Durante meses, siete u ocho, me limité a esperar, no me sentía listo para valorar súbitamente tanto esfuerzo. Al principio se mezclaban nuevos y viejos recuerdos, pero pronto la oscuridad fue invadiendo cada rincón de mi ser, cada grieta de mi piel. Tanta quietud me paralizó casi al completo, de modo que los pocos movimientos eran una mezcla de espasmos y convulsiones. Como los sonidos desde el exterior no enmudecieron, empecé a emitir un repertorio variado de sonidos, inventé muchos, un nuevo lenguaje tan puro como la mierda, para un mundo que no me lo agradecería, tanta estridencia se impuso en la escenificación creando una exquisita armonía de confusión.
Primero me reafirmé en el nuevo hombre que era, conseguí alimentarme de la nada, cuando superé las primeras diarreas equilibré cuerpo y espíritu. Transcurridos estos meses de iniciación, decidí culminar mi obra.

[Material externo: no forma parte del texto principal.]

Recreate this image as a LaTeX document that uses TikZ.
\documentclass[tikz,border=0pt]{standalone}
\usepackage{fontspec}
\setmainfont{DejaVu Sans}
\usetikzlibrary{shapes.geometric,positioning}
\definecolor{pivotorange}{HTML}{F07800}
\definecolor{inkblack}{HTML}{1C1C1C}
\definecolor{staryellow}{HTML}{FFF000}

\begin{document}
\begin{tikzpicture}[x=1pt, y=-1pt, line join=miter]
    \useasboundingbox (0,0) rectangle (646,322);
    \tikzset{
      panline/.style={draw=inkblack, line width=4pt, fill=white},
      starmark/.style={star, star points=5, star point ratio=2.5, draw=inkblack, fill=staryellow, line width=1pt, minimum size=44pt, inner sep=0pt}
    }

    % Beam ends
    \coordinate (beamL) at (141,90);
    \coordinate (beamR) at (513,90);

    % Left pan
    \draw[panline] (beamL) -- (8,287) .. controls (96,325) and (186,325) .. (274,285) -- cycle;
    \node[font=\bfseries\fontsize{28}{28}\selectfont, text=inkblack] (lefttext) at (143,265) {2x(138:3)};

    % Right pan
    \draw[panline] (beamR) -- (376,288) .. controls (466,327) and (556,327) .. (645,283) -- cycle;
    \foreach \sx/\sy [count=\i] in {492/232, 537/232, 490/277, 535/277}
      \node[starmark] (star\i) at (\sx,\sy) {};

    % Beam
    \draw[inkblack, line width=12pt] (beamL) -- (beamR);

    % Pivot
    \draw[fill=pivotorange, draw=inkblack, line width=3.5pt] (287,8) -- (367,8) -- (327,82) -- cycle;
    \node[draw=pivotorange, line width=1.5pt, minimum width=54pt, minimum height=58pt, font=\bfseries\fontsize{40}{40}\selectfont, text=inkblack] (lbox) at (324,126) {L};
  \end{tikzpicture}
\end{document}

Con temor a haberme equivocado dispuse de partes de mi cuerpo al principio, sin mostrarme por completo, interponiéndome ante el pequeño haz de luz. Las sombras que proyectaba eran sutiles abstracciones. Disfrutaba imaginándome un origen que, aunque yo había creado, no conocía visualmente salvo por algunas parcelas del mismo. Poco a poco fui aumentando la presencia hasta encontrarme entero. Vagamente, creía ver desde pensamientos obscenos, nubes de humo, olas de mar o hasta huellas de carromatos que se perdían en un infinito figurado. Sombras que vibraban al menor movimiento, oscuras hasta la negritud o traslúcidas como las gotas de lluvia cayendo desde el cielo, exquisitas combinaciones que tardé varios años en observar y recrearme en ellas. Todo en mí me resultaba fascinante.
Yo ya no pertenecía al cuerpo con el que nací, que después vivió en la oscuridad, salió a la puta luz y volvió a las tinieblas para quedarse. Ahora pertenecía a la vida. Así que no me hables de realidad.
Las sombras vivimos eternamente. En este limbo de pulcritud he contemplado grandes y elegantísimas sombras, en todo momento las brumas vacilantes reconfortaron mi experimentación y me brindaron formas confusas y desconocidas, elevando la realidad hasta lo sublime.
Un día mi pensamiento lo contó por su pluma un escritor americano llamado Auster: Sólo la oscuridad tiene la fuerza necesaria para hacer que un hombre le abra su corazón al mundo.